Spotlight on the Dark Knight Part 3: Redemption of the Batman

“I love beauty.  I don’t care about pretty.”

— Frank Miller on drawing comicbooks

Previously on To Be Continued…  we discussed the full circle of Batman, starting with his debut in 1939 as a violent vigilante with no qualms about killing the bad guys (he was featured with a gun holster on the cover of 1939’s Detective Comics #33). It was not artist Bob Kane or writer Bill Finger who lightened Batman’s violent side or instilled the character with his now-trademark hatred of guns, but editor Whitney Ellsworth who mandated the change. The character devolved from the still very dark Dark Knight (now with a Doctor Watson to explain things to in his sidekick Robin) to a campy parody of himself, no longer inhabiting a bleak and menacing Gotham City, but a bright and colorful world at large. This culminated in the farcical TV show Batman (1966) and its feature film spinoff, but when Batmania wound down, DC Comics was free to re-darken the Detective.

 

The 1970s were a time of artistic experimentation. Bands like Pink Floyd and Led Zeppelin broke new ground in music and films The Godfather and Star Wars revamped old movie genres into critical and commercial successes. Comics were no exception to this innovation, especially at DC Comics where the cultural shifts were written all over every page.
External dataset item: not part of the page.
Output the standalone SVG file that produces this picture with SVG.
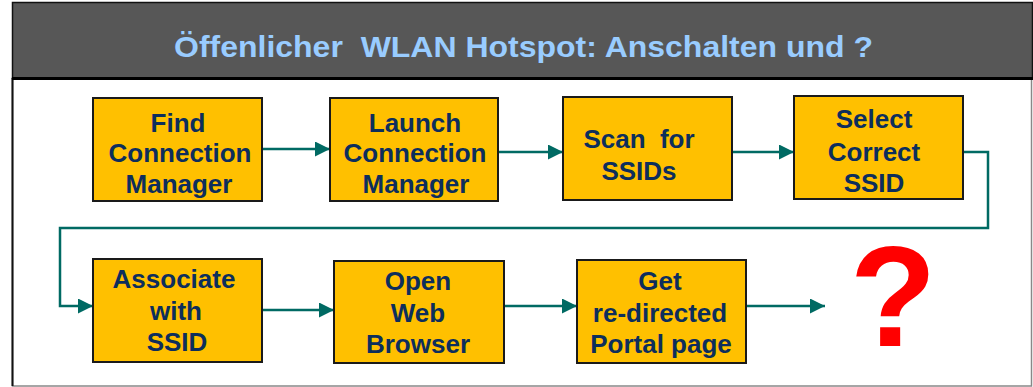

Wonder Woman had a wardrobe and attitude change, Superman munched on Kryptonite (while Clark Kent left the Daily Planet for a job on the TV news) and Green Lantern and Green Arrow addressed issues such as racism and drug addiction.

Innovations on Batman and Detective Comics by writers like Dennis O’Neil and Steve Englehart and artists like Marshall Rogers and Neal Adams translated to great critical acclaim and a return to serious story lines, but not to great profits for DC. In fact, as Marvel Comics continued to rise, their Distinguished Competition faded. The Caped Crusader’s numbers continued to fall, even as his stories got better and better, reaching an all-time low in 1985. But then dawned a new era of innovation when the famed Crisis on Infinite Earths shook the DC Multiverse and brought it back to its core.

 

While John Byrne retold Superman’s origin story in The Man of Steel, Frank Miller reached into the future to tell the story of an aged Bruce Wayne returning to crime fighting when Gotham City needed him most in the classic The Dark Knight Returns. Looking to return Batman to his edge (as he had done with Marvel’s Daredevil), Miller predicted the death of Robin (Jason Todd) and presented a menacing and often grotesque gargoyle of a Batman who used weapons as well as his fists, drove a tank of a Batmobile and went back to breaking necks and beating the hell out of villains.

 

Like the same year’s Watchmen (by Alan Moore and Dave Gibbons), Frank Miller’s The Dark Knight Returns was a huge and reinvigorating success for DC Comics. Miller’s minimalist style (amplified by the inks of Klaus Janson and the colors of Lynn Varley), coupled with his realistic depiction of a flawed (but effective) Dark Knight Detective won over fans and finally overshadowed the feckless pop-art campy Batman that had dominated public perception since the 1960s.

 

Batman’s popularity skyrocketed again and fans demanded more of this style of darker, more serious and realistic storytelling. Luckily, the man who had redarkened the Bat in the first place, Denny O’Neil had been named the group editor of the Batman titles and was largely responsible for the tone of the era. Miller returned to the Bat books, this time to tell Batman’s origin in the famed Year One storyline (this time with his erstwhile Daredevil collaborator David Mazzucchelli handling art duties). Alan Moore himself teamed up with artist Brian Bolland to create the one-shot The Killing Joke in 1988, which has had equally long-lasting ramifications.

 

Also in 1988, DC Comics became a media sensation when a 1-900 number was established for fans to vote on whether or not Miller’s prediction of a dead Jason Todd should come to pass. Jason’s death was decreed by a margin of a mere 28 votes and the Dark Knight was never quite the same again. The story A Death in the Family by writer Jim Starlin and artist Jim Aparo showed the Joker beating and bombing Robin to death in broad daylight, followed by Batman’s blocked attempts at revenge.

 

This success was followed by the launch of the Batman film series in 1989, a huge boon to the comic book industry at large. While these films did restore a certain amount of camp to the Dark Knight Mythos, they also took a great deal of inspiration from the brooding comics from the O’Neil/ Adams era all the way up to The Dark Knight Returns and spawned the more serious television adaptation Batman: The Animated Series (1992).

 

The rebounded sales have remained strong even as Batman in broad daylight has become less and less of a sight over the years (note, our first vision of the Batman in costume in The Dark Knight Returns is in the light blue costume in the light of day).